Yang ga orang-orang sadari adalah ga semua yang bisa Bahasa Inggris atau bahkan yang kuliah Sastra Inggris bisa menerjemahkan. Dalam hal ini, maksudnya adalah menerjemahkan dengan baik, benar, tepat, dan sesuai kaidah bahasa yang digunakan. Kalo hanya sekedar menerjemahkan secara bebas sih kayanya pasti bisa ya. Tapi yang sesuai aturan dan tepat itu yang ga semua anak Sastra Inggris bisa. 

Ada 3 aspek penerjemahan yang menentukan kualitas sebuah terjemahan yaitu accuracy (ketepatan), clarity (kejelasan), dan naturalness (kewajaran) (Larson, 1991). Singkatnya, diksi yang digunakan dalam terjemahan harus tepat. Lalu hasil terjemahan harus jelas pesan yang ingin disampaikan. Juga hasil terjemahan harus wajar atau enak untuk dibaca. Suatu terjemahan dianggap baik apabila memenuhi ketiga aspek tersebut.

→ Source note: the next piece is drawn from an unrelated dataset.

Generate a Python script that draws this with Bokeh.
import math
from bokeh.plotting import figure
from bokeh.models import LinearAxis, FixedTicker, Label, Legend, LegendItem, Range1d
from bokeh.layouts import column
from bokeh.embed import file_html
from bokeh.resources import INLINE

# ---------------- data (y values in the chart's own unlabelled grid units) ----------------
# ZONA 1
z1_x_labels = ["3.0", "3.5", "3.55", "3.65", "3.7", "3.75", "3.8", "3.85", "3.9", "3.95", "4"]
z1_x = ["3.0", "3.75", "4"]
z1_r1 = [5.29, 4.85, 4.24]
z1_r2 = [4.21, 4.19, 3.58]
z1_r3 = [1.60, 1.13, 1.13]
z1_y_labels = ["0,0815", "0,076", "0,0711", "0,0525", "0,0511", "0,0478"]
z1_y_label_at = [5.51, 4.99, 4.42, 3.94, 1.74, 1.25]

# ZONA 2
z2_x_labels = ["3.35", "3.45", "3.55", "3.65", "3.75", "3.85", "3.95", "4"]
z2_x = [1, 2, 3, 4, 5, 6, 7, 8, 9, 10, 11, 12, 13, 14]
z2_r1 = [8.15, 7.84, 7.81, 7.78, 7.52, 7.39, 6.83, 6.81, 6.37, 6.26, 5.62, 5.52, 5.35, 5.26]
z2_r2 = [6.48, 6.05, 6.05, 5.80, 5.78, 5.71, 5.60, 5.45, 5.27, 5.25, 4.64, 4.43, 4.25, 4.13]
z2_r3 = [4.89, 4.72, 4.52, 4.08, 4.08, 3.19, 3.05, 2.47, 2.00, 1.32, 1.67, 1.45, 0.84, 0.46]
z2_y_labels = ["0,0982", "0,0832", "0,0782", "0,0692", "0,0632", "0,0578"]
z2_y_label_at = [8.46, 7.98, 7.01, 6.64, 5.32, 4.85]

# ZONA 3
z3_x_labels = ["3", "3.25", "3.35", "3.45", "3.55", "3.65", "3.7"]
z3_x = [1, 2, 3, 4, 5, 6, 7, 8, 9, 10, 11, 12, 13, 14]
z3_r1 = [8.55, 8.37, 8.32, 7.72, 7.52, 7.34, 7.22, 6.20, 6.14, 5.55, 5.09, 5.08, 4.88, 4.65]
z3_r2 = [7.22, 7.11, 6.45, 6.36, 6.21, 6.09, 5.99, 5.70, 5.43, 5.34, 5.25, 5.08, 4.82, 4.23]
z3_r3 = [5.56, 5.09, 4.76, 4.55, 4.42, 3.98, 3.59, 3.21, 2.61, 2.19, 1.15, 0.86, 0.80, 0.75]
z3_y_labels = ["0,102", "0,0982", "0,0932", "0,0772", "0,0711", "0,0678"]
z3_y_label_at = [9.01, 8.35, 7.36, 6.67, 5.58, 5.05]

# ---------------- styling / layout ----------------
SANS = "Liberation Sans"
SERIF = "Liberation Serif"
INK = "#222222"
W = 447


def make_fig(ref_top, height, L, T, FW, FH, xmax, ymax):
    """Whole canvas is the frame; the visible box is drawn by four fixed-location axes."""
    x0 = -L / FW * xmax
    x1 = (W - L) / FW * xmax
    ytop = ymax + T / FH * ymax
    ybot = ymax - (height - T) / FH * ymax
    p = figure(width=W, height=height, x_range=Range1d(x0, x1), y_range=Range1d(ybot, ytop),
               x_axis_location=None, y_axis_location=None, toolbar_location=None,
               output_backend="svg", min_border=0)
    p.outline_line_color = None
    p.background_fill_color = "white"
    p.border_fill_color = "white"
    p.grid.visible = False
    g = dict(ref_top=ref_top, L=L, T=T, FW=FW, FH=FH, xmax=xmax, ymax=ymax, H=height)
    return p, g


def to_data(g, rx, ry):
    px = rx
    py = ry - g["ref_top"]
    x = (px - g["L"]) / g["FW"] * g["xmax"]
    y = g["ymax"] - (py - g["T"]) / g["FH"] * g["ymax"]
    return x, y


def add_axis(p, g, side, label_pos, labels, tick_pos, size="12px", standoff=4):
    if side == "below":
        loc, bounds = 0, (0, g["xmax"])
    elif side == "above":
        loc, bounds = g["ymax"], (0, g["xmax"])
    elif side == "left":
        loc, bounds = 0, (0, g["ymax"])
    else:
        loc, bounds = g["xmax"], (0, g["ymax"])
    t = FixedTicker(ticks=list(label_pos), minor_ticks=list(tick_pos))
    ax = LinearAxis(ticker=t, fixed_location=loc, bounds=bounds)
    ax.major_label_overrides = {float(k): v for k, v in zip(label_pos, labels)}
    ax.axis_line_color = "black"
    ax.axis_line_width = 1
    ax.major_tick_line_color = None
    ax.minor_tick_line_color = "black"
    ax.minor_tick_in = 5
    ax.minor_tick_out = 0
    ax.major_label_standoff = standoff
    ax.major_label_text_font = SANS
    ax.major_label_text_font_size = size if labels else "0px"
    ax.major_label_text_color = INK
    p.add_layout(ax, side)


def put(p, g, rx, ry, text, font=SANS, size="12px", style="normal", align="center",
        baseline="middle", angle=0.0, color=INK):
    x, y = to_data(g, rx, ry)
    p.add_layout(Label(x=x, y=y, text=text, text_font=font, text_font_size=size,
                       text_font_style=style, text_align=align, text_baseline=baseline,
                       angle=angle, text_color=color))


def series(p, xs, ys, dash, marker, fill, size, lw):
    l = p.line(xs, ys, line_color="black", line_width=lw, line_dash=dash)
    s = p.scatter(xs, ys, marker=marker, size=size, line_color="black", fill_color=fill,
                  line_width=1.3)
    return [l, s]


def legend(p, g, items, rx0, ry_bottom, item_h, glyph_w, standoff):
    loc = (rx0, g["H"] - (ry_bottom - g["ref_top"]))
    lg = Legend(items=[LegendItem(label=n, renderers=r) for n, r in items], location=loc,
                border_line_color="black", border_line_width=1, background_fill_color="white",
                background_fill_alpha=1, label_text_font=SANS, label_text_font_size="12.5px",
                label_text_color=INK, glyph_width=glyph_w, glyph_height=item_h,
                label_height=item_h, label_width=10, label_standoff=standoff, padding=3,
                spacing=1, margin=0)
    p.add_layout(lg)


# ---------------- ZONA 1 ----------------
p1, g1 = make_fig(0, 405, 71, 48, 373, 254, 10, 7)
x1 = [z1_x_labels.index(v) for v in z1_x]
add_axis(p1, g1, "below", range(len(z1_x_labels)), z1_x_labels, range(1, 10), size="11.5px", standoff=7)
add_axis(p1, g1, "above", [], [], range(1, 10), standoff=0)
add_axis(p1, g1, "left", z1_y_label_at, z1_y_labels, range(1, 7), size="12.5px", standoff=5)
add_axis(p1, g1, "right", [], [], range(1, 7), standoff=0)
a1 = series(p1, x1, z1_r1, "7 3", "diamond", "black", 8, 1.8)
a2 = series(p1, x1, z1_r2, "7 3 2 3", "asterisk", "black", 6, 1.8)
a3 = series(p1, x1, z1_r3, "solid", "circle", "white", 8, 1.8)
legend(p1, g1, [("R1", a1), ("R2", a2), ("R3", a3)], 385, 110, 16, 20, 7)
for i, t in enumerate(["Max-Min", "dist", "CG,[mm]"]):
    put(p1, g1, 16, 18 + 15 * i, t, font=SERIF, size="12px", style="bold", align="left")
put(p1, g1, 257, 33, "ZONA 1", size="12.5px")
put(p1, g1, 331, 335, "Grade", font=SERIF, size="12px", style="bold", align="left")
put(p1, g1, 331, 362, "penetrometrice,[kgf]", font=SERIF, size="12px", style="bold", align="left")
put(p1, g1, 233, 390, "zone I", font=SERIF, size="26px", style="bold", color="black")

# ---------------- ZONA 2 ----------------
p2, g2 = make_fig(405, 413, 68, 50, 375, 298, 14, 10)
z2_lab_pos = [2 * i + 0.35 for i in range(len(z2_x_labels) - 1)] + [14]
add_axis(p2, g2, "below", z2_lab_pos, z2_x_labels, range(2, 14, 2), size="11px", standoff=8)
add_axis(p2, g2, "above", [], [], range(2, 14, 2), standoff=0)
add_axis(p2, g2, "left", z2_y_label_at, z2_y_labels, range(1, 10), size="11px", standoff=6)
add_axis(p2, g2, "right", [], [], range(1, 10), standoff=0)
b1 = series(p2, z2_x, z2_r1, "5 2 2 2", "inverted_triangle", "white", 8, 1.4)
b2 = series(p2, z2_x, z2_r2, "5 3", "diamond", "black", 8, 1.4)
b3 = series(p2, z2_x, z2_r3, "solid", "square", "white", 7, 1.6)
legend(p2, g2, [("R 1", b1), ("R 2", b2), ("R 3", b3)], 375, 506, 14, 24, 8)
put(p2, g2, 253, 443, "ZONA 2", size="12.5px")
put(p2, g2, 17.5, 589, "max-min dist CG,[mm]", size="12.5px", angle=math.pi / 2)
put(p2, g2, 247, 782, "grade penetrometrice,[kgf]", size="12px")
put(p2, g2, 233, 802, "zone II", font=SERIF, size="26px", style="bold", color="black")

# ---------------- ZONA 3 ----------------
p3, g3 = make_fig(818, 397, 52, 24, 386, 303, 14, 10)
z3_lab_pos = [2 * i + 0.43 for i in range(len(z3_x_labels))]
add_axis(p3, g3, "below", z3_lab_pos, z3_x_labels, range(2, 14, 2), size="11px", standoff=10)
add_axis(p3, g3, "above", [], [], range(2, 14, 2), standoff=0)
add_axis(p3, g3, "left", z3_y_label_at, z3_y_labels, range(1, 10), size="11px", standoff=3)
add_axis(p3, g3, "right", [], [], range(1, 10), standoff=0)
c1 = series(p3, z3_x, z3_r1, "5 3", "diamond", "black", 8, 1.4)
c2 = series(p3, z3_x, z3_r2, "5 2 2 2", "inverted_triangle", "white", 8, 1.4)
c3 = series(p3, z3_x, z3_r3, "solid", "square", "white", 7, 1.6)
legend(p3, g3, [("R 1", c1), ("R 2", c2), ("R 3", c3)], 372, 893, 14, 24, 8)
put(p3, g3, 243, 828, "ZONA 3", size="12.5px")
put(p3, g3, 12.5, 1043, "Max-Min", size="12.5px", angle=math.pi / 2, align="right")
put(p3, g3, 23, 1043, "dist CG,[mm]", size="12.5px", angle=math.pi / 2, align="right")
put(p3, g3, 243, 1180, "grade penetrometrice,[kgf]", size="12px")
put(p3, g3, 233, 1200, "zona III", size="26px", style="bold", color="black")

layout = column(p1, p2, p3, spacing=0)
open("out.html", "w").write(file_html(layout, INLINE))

Ditambah lagi penerjemahan itu banyak jenisnya. Ada penerjemahan teks hukum, penerjemahan teks sastra, penerjemahan teks bisnis, dsb. Untuk penerjemahan teks khusus seperti yang disebut sebelumnya, biasanya harus kursus dulu. Masing-masing punya pakem yang berbeda dan tekniknya pun berbeda. Jadi, penerjemah teks sastra belum tentu bisa menerjemahkan teks hukum karena teknik dan aturannya ga sama.

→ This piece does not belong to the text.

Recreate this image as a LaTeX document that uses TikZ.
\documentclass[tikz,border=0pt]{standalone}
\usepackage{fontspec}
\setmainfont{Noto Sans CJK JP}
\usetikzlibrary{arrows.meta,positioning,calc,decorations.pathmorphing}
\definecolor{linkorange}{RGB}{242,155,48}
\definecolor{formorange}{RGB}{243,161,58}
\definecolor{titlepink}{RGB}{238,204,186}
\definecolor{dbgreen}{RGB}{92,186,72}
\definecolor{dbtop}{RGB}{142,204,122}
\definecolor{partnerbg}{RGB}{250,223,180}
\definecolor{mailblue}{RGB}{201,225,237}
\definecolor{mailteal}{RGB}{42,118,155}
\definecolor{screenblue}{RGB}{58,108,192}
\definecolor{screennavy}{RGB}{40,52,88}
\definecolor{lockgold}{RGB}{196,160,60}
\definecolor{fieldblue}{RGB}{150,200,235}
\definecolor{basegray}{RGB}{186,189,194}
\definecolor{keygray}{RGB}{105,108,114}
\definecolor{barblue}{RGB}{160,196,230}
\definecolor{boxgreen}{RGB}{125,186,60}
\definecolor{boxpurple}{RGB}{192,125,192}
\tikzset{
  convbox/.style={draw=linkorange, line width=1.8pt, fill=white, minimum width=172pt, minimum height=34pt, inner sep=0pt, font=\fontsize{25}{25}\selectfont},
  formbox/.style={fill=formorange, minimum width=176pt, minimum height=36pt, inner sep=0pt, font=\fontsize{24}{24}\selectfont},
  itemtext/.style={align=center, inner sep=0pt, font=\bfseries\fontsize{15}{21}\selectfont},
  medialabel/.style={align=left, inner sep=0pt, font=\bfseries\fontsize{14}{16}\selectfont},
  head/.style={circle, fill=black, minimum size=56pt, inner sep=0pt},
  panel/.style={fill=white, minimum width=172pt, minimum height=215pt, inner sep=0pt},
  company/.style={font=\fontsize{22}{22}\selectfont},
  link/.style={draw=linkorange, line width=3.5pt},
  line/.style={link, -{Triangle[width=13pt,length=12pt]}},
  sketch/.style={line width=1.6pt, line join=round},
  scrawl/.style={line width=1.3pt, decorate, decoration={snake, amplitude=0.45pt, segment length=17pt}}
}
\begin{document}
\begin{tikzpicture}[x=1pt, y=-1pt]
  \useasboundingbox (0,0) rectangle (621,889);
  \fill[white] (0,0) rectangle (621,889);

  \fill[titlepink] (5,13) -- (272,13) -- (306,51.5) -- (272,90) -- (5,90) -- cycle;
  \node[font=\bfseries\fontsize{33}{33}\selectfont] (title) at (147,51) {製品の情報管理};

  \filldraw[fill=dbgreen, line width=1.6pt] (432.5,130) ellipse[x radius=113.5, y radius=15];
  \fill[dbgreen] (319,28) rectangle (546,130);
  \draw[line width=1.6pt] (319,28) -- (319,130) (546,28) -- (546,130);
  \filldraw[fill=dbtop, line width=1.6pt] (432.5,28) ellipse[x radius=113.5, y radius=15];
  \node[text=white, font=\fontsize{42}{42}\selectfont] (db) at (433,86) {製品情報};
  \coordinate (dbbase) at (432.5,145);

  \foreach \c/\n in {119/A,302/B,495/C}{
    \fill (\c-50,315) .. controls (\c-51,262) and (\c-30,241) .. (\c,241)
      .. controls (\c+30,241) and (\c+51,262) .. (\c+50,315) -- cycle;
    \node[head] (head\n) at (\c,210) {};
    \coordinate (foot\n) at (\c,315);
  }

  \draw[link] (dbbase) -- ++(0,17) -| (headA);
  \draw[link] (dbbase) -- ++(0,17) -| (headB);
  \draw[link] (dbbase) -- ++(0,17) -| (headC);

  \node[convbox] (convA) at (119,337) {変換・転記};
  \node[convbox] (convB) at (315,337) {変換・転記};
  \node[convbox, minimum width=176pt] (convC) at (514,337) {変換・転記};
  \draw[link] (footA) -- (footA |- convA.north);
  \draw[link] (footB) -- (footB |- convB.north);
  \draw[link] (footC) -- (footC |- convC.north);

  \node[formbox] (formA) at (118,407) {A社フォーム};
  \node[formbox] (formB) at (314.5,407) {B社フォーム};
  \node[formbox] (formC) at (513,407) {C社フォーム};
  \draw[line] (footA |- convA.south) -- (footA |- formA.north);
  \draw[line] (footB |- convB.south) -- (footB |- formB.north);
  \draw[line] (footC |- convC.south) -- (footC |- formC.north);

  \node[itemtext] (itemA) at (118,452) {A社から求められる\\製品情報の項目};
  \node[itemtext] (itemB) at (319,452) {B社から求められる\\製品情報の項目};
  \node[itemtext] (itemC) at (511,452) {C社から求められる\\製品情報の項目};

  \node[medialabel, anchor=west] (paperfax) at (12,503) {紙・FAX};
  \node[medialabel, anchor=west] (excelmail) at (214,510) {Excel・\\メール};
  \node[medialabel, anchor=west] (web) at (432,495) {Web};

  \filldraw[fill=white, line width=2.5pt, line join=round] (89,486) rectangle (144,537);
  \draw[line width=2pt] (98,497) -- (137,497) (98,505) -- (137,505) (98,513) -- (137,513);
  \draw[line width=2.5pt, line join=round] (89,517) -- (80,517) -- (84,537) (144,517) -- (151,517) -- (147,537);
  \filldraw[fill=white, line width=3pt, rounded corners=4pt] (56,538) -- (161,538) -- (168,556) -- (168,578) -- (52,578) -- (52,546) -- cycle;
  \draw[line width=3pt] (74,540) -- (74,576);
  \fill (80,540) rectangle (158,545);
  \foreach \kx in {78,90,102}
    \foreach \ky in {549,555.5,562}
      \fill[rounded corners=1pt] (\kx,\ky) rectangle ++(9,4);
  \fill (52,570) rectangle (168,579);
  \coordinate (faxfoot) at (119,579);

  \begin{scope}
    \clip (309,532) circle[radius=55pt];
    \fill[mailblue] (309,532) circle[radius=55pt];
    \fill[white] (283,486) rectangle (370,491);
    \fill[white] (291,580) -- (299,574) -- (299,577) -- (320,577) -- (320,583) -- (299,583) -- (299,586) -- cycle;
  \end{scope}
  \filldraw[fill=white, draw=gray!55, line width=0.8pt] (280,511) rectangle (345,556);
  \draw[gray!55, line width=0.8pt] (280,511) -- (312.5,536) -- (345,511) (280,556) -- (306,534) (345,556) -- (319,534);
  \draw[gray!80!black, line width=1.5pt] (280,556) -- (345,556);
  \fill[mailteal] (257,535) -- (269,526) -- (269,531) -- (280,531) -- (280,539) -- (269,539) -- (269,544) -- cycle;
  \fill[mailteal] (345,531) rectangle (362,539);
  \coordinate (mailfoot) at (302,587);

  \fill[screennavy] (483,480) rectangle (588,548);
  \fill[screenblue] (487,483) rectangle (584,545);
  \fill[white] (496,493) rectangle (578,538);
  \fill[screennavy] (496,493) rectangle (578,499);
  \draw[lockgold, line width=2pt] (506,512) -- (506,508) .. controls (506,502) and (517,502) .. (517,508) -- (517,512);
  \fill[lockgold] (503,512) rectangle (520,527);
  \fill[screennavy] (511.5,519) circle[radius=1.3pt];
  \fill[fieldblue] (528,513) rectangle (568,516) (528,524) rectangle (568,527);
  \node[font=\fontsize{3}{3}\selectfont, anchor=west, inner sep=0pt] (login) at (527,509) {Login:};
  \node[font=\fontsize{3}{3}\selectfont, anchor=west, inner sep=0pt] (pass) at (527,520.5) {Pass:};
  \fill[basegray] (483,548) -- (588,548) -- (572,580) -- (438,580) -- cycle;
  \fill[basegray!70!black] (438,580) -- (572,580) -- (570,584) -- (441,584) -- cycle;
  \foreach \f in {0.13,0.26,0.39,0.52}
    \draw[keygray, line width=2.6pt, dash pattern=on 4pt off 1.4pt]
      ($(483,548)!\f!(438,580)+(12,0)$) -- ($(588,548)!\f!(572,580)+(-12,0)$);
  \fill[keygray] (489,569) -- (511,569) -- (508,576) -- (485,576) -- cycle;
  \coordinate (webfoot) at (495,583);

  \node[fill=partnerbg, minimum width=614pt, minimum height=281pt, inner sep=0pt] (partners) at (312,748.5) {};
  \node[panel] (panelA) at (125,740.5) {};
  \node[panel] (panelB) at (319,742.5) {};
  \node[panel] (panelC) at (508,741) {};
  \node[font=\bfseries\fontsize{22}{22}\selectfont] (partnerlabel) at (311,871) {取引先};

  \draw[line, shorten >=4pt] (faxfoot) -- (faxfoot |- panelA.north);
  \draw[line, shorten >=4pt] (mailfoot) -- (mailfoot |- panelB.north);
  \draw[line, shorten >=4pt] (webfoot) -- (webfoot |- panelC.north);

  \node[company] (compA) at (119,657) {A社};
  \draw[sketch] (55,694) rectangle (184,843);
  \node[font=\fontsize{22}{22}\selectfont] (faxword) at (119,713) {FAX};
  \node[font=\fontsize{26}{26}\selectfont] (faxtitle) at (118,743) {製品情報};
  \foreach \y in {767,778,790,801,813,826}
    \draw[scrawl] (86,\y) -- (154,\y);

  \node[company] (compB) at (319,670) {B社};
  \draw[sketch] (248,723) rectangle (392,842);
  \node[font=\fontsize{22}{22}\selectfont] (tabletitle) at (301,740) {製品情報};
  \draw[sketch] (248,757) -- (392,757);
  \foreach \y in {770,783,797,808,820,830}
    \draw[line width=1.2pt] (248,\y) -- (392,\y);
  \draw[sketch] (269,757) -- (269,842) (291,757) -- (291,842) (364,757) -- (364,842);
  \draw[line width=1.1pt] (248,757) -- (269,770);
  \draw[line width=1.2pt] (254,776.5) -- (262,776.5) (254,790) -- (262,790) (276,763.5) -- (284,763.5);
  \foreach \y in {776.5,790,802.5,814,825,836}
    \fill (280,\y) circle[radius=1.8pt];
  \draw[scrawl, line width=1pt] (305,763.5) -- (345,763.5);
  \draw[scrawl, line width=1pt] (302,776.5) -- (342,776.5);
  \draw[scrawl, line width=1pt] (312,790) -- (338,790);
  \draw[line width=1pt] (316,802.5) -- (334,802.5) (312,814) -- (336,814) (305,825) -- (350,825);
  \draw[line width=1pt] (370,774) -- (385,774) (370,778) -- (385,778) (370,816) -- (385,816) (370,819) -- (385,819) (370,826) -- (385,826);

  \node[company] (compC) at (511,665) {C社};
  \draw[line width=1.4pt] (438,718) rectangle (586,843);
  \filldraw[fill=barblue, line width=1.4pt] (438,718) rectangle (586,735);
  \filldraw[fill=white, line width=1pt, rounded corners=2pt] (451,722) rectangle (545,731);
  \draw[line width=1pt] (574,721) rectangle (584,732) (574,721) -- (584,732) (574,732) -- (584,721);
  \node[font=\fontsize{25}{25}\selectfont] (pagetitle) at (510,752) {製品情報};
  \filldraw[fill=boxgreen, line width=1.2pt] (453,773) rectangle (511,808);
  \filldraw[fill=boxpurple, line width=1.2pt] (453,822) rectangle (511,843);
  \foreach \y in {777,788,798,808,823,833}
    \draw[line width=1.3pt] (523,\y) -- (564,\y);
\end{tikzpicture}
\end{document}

To be honest, my translations skill is sucks. Banyak orang yang jago ngomong pake bahasa Inggris, tapi coba suruh menerjemahkan suatu teks. Seringkali hasilnya amburadul. Sering juga gue baca hasil terjemahan gue sendiri dan reaksi gue adalah "gue ngomong apaan sih ini?". Ini membuktikan bahwa kuliah translation selama 2 semester ditambah kuliah subtitling dan Bahasa Indonesia for translator selama 1 semester ga menjamin hasil terjemahan gue bagus.

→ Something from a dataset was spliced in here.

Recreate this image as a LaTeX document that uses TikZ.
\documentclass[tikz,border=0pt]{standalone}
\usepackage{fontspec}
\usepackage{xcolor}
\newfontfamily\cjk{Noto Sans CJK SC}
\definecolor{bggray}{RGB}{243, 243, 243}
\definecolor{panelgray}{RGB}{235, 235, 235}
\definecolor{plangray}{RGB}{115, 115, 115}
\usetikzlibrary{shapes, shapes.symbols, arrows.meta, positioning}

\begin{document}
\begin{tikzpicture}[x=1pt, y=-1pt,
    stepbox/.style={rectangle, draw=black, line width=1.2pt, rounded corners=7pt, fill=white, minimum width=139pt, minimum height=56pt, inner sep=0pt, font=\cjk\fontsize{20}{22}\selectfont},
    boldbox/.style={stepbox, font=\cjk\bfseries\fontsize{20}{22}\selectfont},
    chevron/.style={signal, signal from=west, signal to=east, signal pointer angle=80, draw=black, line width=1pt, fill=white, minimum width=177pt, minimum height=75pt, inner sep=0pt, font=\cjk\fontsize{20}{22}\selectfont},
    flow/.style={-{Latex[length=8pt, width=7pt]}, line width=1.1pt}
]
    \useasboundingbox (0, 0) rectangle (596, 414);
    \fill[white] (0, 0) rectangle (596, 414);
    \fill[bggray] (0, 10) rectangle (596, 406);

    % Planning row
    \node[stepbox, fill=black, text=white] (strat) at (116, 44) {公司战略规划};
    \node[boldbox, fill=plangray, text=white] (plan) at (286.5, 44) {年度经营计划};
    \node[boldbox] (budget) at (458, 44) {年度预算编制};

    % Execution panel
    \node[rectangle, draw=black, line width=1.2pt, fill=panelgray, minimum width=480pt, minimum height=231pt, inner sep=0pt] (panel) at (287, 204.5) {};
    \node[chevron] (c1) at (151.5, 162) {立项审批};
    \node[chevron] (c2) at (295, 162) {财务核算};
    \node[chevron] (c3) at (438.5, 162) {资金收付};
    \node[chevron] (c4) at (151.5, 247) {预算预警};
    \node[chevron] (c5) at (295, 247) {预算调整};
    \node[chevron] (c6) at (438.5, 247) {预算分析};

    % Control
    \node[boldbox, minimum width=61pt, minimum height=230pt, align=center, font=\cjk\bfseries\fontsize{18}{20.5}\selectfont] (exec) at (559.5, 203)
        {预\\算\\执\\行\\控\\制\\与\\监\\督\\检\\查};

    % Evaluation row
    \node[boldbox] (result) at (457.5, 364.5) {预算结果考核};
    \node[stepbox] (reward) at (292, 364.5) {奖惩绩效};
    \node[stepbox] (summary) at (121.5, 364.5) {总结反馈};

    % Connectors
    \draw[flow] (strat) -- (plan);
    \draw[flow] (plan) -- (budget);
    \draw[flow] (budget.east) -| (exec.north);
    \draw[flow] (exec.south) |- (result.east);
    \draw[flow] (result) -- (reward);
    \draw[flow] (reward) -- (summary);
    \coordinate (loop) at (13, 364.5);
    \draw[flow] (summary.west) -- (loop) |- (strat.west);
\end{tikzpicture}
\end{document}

Masa ga malu lulusan Sastra Inggris ga bisa translate? Ya malu atuh. Terus gimana dong? Ya latian menerjemahkan. Caranya? Perbanyak kosakata di bahasa sumber dan bahasa sasaran. Terus banyak praktik menerjemahkan. Jangan lupa juga untuk mempelajari kaidah bahasa yang digunakan supaya memenuhi tiga aspek penerjemahan Larson tadi. Skill itu bisa dilatih kok. Semakin sering latian, hasilnya semakin baik. I won't say "practice makes perfect" because nothing is perfect. I would say "practice makes you better".